━━ DATA LINES

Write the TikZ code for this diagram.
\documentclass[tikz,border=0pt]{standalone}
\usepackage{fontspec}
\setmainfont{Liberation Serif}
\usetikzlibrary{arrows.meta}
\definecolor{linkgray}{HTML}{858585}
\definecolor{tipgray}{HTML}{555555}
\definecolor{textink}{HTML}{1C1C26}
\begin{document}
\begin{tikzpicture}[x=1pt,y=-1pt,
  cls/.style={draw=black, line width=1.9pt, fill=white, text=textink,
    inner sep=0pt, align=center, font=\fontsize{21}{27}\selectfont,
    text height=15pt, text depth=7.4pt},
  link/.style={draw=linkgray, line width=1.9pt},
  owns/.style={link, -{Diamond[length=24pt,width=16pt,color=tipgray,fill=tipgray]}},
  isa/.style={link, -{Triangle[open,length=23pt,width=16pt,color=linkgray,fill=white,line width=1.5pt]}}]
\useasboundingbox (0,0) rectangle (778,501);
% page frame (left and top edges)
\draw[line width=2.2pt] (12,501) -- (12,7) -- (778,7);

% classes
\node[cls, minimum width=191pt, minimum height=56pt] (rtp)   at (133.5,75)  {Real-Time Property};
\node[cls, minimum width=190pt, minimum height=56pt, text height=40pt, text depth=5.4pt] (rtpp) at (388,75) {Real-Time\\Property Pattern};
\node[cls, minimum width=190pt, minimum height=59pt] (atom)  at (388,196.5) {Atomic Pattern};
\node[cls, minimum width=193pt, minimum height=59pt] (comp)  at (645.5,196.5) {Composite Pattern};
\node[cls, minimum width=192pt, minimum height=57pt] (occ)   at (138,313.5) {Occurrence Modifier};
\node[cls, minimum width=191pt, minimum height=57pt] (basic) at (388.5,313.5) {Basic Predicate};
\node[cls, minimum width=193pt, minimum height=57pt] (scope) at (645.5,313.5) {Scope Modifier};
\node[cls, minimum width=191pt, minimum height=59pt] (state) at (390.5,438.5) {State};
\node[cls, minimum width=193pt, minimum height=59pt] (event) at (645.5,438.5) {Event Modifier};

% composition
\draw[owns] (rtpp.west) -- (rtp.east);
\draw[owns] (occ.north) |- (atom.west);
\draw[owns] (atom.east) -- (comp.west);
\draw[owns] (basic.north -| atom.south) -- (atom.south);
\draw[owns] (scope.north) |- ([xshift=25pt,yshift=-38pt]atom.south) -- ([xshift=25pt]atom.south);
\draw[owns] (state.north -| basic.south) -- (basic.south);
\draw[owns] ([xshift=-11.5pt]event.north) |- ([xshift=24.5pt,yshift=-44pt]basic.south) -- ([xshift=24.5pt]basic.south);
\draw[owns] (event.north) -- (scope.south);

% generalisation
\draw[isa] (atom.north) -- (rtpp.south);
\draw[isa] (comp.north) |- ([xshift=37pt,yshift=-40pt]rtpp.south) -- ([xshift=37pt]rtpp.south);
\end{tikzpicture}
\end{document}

━━━━

**YOUR INSTRUCTIONS:**
Reproduce the complete data exactly as presented above.

**EXERCISE RESPONSE:**
Write the TikZ code for this diagram.
\documentclass[tikz,border=0pt]{standalone}
\usepackage{fontspec}
\setmainfont{Liberation Serif}
\usetikzlibrary{arrows.meta}
\definecolor{linkgray}{HTML}{858585}
\definecolor{tipgray}{HTML}{555555}
\definecolor{textink}{HTML}{1C1C26}
\begin{document}
\begin{tikzpicture}[x=1pt,y=-1pt,
  cls/.style={draw=black, line width=1.9pt, fill=white, text=textink,
    inner sep=0pt, align=center, font=\fontsize{21}{27}\selectfont,
    text height=15pt, text depth=7.4pt},
  link/.style={draw=linkgray, line width=1.9pt},
  owns/.style={link, -{Diamond[length=24pt,width=16pt,color=tipgray,fill=tipgray]}},
  isa/.style={link, -{Triangle[open,length=23pt,width=16pt,color=linkgray,fill=white,line width=1.5pt]}}]
\useasboundingbox (0,0) rectangle (778,501);
% page frame (left and top edges)
\draw[line width=2.2pt] (12,501) -- (12,7) -- (778,7);

% classes
\node[cls, minimum width=191pt, minimum height=56pt] (rtp)   at (133.5,75)  {Real-Time Property};
\node[cls, minimum width=190pt, minimum height=56pt, text height=40pt, text depth=5.4pt] (rtpp) at (388,75) {Real-Time\\Property Pattern};
\node[cls, minimum width=190pt, minimum height=59pt] (atom)  at (388,196.5) {Atomic Pattern};
\node[cls, minimum width=193pt, minimum height=59pt] (comp)  at (645.5,196.5) {Composite Pattern};
\node[cls, minimum width=192pt, minimum height=57pt] (occ)   at (138,313.5) {Occurrence Modifier};
\node[cls, minimum width=191pt, minimum height=57pt] (basic) at (388.5,313.5) {Basic Predicate};
\node[cls, minimum width=193pt, minimum height=57pt] (scope) at (645.5,313.5) {Scope Modifier};
\node[cls, minimum width=191pt, minimum height=59pt] (state) at (390.5,438.5) {State};
\node[cls, minimum width=193pt, minimum height=59pt] (event) at (645.5,438.5) {Event Modifier};

% composition
\draw[owns] (rtpp.west) -- (rtp.east);
\draw[owns] (occ.north) |- (atom.west);
\draw[owns] (atom.east) -- (comp.west);
\draw[owns] (basic.north -| atom.south) -- (atom.south);
\draw[owns] (scope.north) |- ([xshift=25pt,yshift=-38pt]atom.south) -- ([xshift=25pt]atom.south);
\draw[owns] (state.north -| basic.south) -- (basic.south);
\draw[owns] ([xshift=-11.5pt]event.north) |- ([xshift=24.5pt,yshift=-44pt]basic.south) -- ([xshift=24.5pt]basic.south);
\draw[owns] (event.north) -- (scope.south);

% generalisation
\draw[isa] (atom.north) -- (rtpp.south);
\draw[isa] (comp.north) |- ([xshift=37pt,yshift=-40pt]rtpp.south) -- ([xshift=37pt]rtpp.south);
\end{tikzpicture}
\end{document}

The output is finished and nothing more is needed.